Clone wiki

saturnalia / Goals


Aggregate, store, and usefully display metrics.

  • Defining Use Case:
    • Cost should never be a concern when adding a new metric.
  • UI:
    • Exploratory - The user can search, compare, and zoom in on interesting anomalies.
    • Responsive - The whole system (ui/storage/retrieval) database is low latency.
    • Interactive - Users can share specific reports, plots, and settings with a simple permanent URL.
  • Scaling: FIXME: Are these roughly in descending priority order?
    • Many Metrics - one million distinct metrics per node in the collection cluster.
    • Complete History - never delete/forget metrics; store all data for all time. (-in contrast to RRDtool)
    • Horizontally Scalable - if your Saturnalia hosts are falling over, it should be simple to add new ones to properly alleviate load.
    • High Frequency - handle high-frequency metrics, such as once per second.
  • Robustness: FIXME: Are these roughly in descending priority order?
    • Data Integrity - Never record incorrect data.
    • Crash-Only - All components are built to expect their own spontaneous failure.
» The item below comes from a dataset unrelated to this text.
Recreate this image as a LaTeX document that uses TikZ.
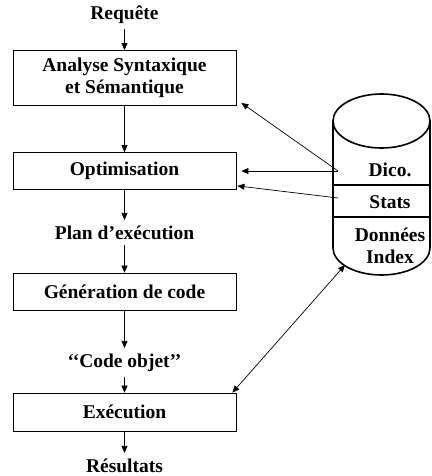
\documentclass[tikz,border=0pt]{standalone}
\usepackage{fontspec}
\setmainfont{Liberation Serif}
\usetikzlibrary{arrows.meta}
\begin{document}
\begin{tikzpicture}[x=1pt,y=-1pt,
  lbl/.style={font=\bfseries\fontsize{19.5}{22}\selectfont, inner sep=0pt, align=center},
  box/.style={draw, line width=0.8pt, minimum width=223pt, inner sep=0pt, font=\bfseries\fontsize{19.5}{22}\selectfont, align=center},
  arr/.style={-{Triangle[length=7pt,width=6pt]}, line width=0.7pt},
  cyl/.style={line width=1.6pt}]
\useasboundingbox (0,0) rectangle (431,476);
% left column
\node[lbl] (req) at (124.5,15) {Requête};
\node[box, minimum height=55pt] (ana) at (124.5,78) {Analyse Syntaxique\\et Sémantique};
\node[box, minimum height=37pt] (opt) at (124.5,171) {Optimisation};
\node[lbl] (plan) at (124.5,233) {Plan d’exécution};
\node[box, minimum height=37pt] (gen) at (124.5,291.5) {Génération de code};
\node[lbl] (code) at (124.5,363) {‘‘Code objet’’};
\node[box, minimum height=38pt] (exe) at (124.5,412) {Exécution};
\node[lbl] (res) at (124.5,466) {Résultats};
\draw[arr] ([yshift=-5pt]req.south) -- (ana.north);
\draw[arr] (ana.south) -- (opt.north);
\draw[arr] (opt.south) -- ([yshift=6pt]plan.north);
\draw[arr] ([yshift=-5pt]plan.south) -- (gen.north);
\draw[arr] (gen.south) -- ([yshift=6pt]code.north);
\draw[arr] ([yshift=-5pt]code.south) -- (exe.north);
\draw[arr] (exe.south) -- ([yshift=6pt]res.north);
% cylinder
\draw[cyl] (333,121) -- (333,248) arc[start angle=180,end angle=360,x radius=48.5pt,y radius=27pt] -- (430,121);
\draw[cyl] (381.5,121) ellipse[x radius=48.5pt,y radius=27pt];
\draw[cyl] (333,185) -- (430,185);
\draw[cyl] (333,217) -- (430,217);
\node[lbl] (dico) at (390,170) {Dico.};
\node[lbl] (stats) at (390,202) {Stats};
\node[lbl] (donn) at (390,246) {Données\\Index};
\coordinate (dpt) at (338,171);
\coordinate (spt) at (338,198);
\coordinate (ipt) at (345,265);
\draw[arr] (dpt) -- ([shift={(5pt,3pt)}]ana.south east);
\draw[arr] (dpt) -- ([xshift=5pt]opt.east);
\draw[arr] (spt) -- ([shift={(1pt,4pt)}]opt.south east);
\draw[{Triangle[length=7pt,width=6pt]}-{Triangle[length=7pt,width=6pt]}, line width=0.7pt] ([xshift=-4pt]exe.north east) -- (ipt);
\end{tikzpicture}
\end{document}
See Crash-Only Design.
    • Defensive Decoupling - A component should continue to operate even when other components have failed.
    • Failover - Even when a component fails, the functioning components should accommodate the resulting changes in their own load for some amount of time.
    • High Availability - Accept new metrics even when sub components are unresponsive. FIXME: Is this a goal? Does this conflict with other robustness goals?